Greetings from Quarantine Day 58 (I think). I’ve lost track.

OOTD –

Bonus cat pic just because.

This meme feels relevant today. It’s mid-May, but it’s barely 60 degrees outside. I’m wearing leggings under my dress, and we have the heat turned on in the house. It’s ridiculous. I’m ready for warmer weather.

Other memes that spoke to me today:

I downloaded a Couch to 10k app. I get a 7 free day trial, and then have to pay like $12 or something. I’ve decided I need a project, and this is going to be the project. I like this app because it had me do an assessment to determine where in the program I should start. I looked at what will be my starting run, and it seems right on point for my fitness level. I’m going to do the first run after my appointments are finished for the day.

I feel unwell. I’m still on that same “allergies combined with drug side effects” struggle bus. I’m crazy exhausted today, which I know is from my white & red blood cell counts being low. This is my recovery week (from Ibrance), but I basically feel like hot garbage right now. I have an appointment Friday with the oncologist, where I will get another round of Faslodex injections (uggggghhhhh) and then I start round 3 of Ibrance on Saturday night. I’m not looking forward to any of it.

Holy fuck I feel bad right now. *sad face*

I’m anxious to see what, if any, fallout occurs from everyone being out and about again in my county. I heard/read reports of restaurants and bars being absolutely packed this weekend – like with people shoulder to shoulder – with almost nobody wearing masks. I figure by the end of this month we should know whether that was an epic fail or not. I’m assuming it will be. I will be staying in for now and seeing how it goes.

I was at Target on Saturday afternoon, and it wasn’t too bad. Most people had on masks. Target was doing a good job of trying to make social distancing happen. I’m in no rush to do it again though. Going out nowadays feels gross and wrong…dangerous. I hate it. I hate all of this.

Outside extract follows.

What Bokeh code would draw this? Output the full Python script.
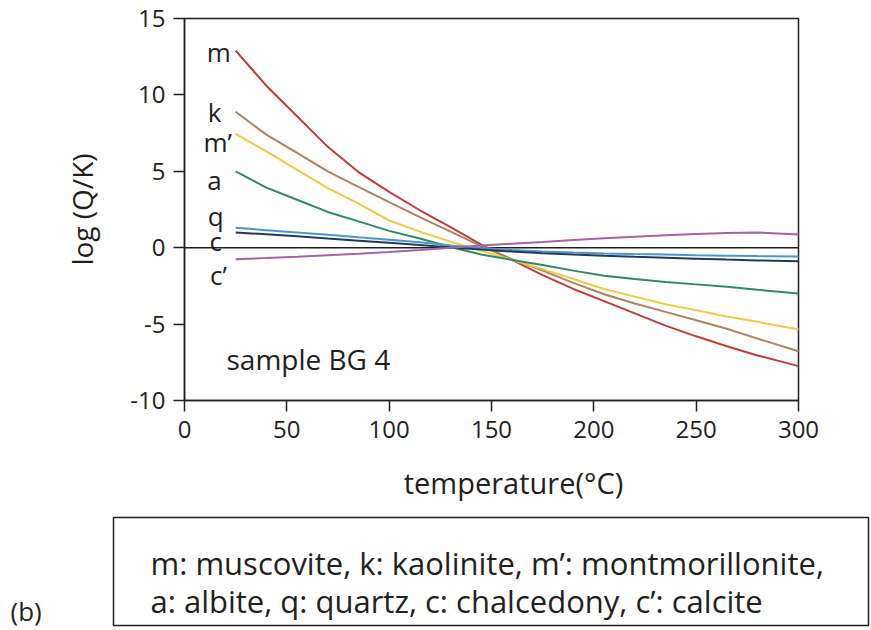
from bokeh.plotting import figure
from bokeh.models import Range1d, FixedTicker, ColumnDataSource, LinearAxis
from bokeh.embed import file_html
from bokeh.resources import INLINE
from bokeh.core.properties import value

# ---- data ----
temperature = [25, 40, 55, 70, 85, 100, 115, 130, 145, 160, 175, 190, 205, 220, 235, 250, 265, 280, 300]
muscovite = [12.9, 10.6, 8.6, 6.6, 4.95, 3.65, 2.45, 1.35, 0.2, -0.8, -1.8, -2.7, -3.5, -4.3, -5.1, -5.8, -6.45, -7.05, -7.75]
kaolinite = [8.9, 7.4, 6.2, 5.0, 3.98, 2.98, 2.0, 1.05, 0.1, -0.75, -1.5, -2.3, -3.05, -3.65, -4.2, -4.75, -5.3, -5.95, -6.78]
montmorillonite = [7.45, 6.3, 5.1, 3.9, 2.88, 1.78, 1.05, 0.4, -0.2, -0.8, -1.4, -2.05, -2.7, -3.2, -3.7, -4.1, -4.5, -4.85, -5.36]
albite = [5.0, 3.93, 3.14, 2.34, 1.72, 1.1, 0.6, 0.05, -0.45, -0.8, -1.13, -1.5, -1.84, -2.05, -2.24, -2.4, -2.56, -2.75, -3.0]
quartz = [1.3, 1.15, 1.0, 0.85, 0.68, 0.52, 0.35, 0.15, -0.02, -0.15, -0.25, -0.32, -0.38, -0.42, -0.45, -0.49, -0.52, -0.55, -0.57]
chalcedony = [1.0, 0.88, 0.75, 0.6, 0.46, 0.32, 0.17, 0.02, -0.12, -0.25, -0.36, -0.45, -0.53, -0.6, -0.66, -0.72, -0.78, -0.83, -0.89]
calcite = [-0.75, -0.68, -0.6, -0.5, -0.4, -0.28, -0.15, 0.0, 0.14, 0.26, 0.37, 0.5, 0.62, 0.72, 0.82, 0.9, 0.97, 0.99, 0.87]

series_names = ["m", "k", "m’", "a", "q", "c", "c’"]
series_values = [muscovite, kaolinite, montmorillonite, albite, quartz, chalcedony, calcite]
series_colors = ["#bc3f3c", "#b0825f", "#ebcb4c", "#2f8a60", "#4f96c6", "#233a5c", "#a3679f"]

# curve label anchors (data units)
label_x = [16.7, 14.7, 16.2, 14.7, 15.2, 15.2, 16.6]
label_y = [12.8, 8.9, 6.95, 4.45, 2.05, 0.45, -1.76]

x_ticks = [0, 50, 100, 150, 200, 250, 300]
y_ticks = [-10, -5, 0, 5, 10, 15]
y_tick_text = {-10: "-10", -5: "-5"}

sample_label = "sample BG 4"
x_label = "temperature(°C)"
y_label = "log (Q/K)"
legend_lines = ["m: muscovite, k: kaolinite, m’: montmorillonite,",
                "a: albite, q: quartz, c: chalcedony, c’: calcite"]
panel_tag = "(b)"

FONT = "Open Sans"
INK = "#231f20"

W, H = 871, 630
FL, FR, FT, FB = 184, 798, 18, 400   # chart box edges in canvas pixels
X0, X1, Y0, Y1 = 0, 300, -10, 15     # axis ranges of the chart box

def fx(px):
    return X0 + (px - FL) * (X1 - X0) / (FR - FL)

def fy(py):
    return Y1 - (py - FT) * (Y1 - Y0) / (FB - FT)

# the frame fills the whole canvas; axes are pinned to the chart box edges
p = figure(width=W, height=H, x_range=Range1d(fx(0), fx(W)), y_range=Range1d(fy(H), fy(0)),
           output_backend="svg", toolbar_location=None, min_border=0,
           x_axis_location=None, y_axis_location=None)
p.outline_line_color = None
p.background_fill_color = "white"
p.border_fill_color = "white"
p.xgrid.grid_line_color = None
p.ygrid.grid_line_color = None

xaxis = LinearAxis(fixed_location=Y0, bounds=(X0, X1), ticker=FixedTicker(ticks=x_ticks))
yaxis = LinearAxis(fixed_location=X0, bounds=(Y0, Y1), ticker=FixedTicker(ticks=y_ticks))
for ax in (xaxis, yaxis):
    ax.axis_line_color = INK
    ax.axis_line_width = 1.5
    ax.major_tick_line_color = INK
    ax.major_tick_line_width = 1.5
    ax.major_tick_in = 0
    ax.major_tick_out = 11
    ax.minor_tick_line_color = None
    ax.major_label_text_font = FONT
    ax.major_label_text_font_size = "24px"
    ax.major_label_text_color = INK
xaxis.major_label_standoff = 9
yaxis.major_label_standoff = 8
yaxis.major_label_overrides = y_tick_text
yaxis.axis_label = y_label
yaxis.axis_label_text_font = FONT
yaxis.axis_label_text_font_size = "28px"
yaxis.axis_label_text_font_style = "normal"
yaxis.axis_label_text_color = INK
yaxis.axis_label_standoff = 26
p.add_layout(xaxis, "below")
p.add_layout(yaxis, "left")

# chart box (top/right edges) and zero reference line
p.quad(left=[X0], right=[X1], bottom=[Y0], top=[Y1], fill_color=None, line_color=INK, line_width=1.5)
p.line(x=[X0, X1], y=[0, 0], line_color=INK, line_width=1.5)

src = ColumnDataSource(dict(T=temperature, **{f"s{i}": v for i, v in enumerate(series_values)}))
for i, col in enumerate(series_colors):
    p.line("T", f"s{i}", source=src, line_color=col, line_width=2)

def txt(xs, ys, texts, size, align="left"):
    p.text(x=xs, y=ys, text=texts, text_font=value(FONT), text_font_size=size,
           text_align=align, text_baseline="alphabetic", text_color=INK)

txt(label_x, label_y, series_names, "26px", "center")
txt([fx(226)], [fy(358)], [sample_label], "28px")

# ---- below the chart: x label, legend box, panel tag ----
txt([fx(513)], [fy(482)], [x_label], "29px", "center")
p.quad(left=[fx(113)], right=[fx(868)], top=[fy(517)], bottom=[fy(625)],
       fill_color=None, line_color=INK, line_width=1.5)
txt([fx(150), fx(150)], [fy(562), fy(600)], legend_lines, "31px")
txt([fx(10)], [fy(610)], [panel_tag], "26px")

open("out.html", "w").write(file_html(p, INLINE))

It was interesting to see what was out of stock. Freya wanted candles for her mom, but there were very few remaining, so I got the best ones I could. The craft aisle was empty. All the bicycles were gone. Still no toilet paper, but we did get some paper towels, which we needed. We’re good on toilet paper (Thanks, Amazon!).

Freya is with her mom all week, and we are sort of bummed about it, but it was only fair given that we had her for (almost) an entire week due to her mom being (potentially) exposed to Covid-19 (and we offered – it isn’t like she asked). Thankfully, K seems to be fine.

I’m already dreaming of the weekend. Too soon?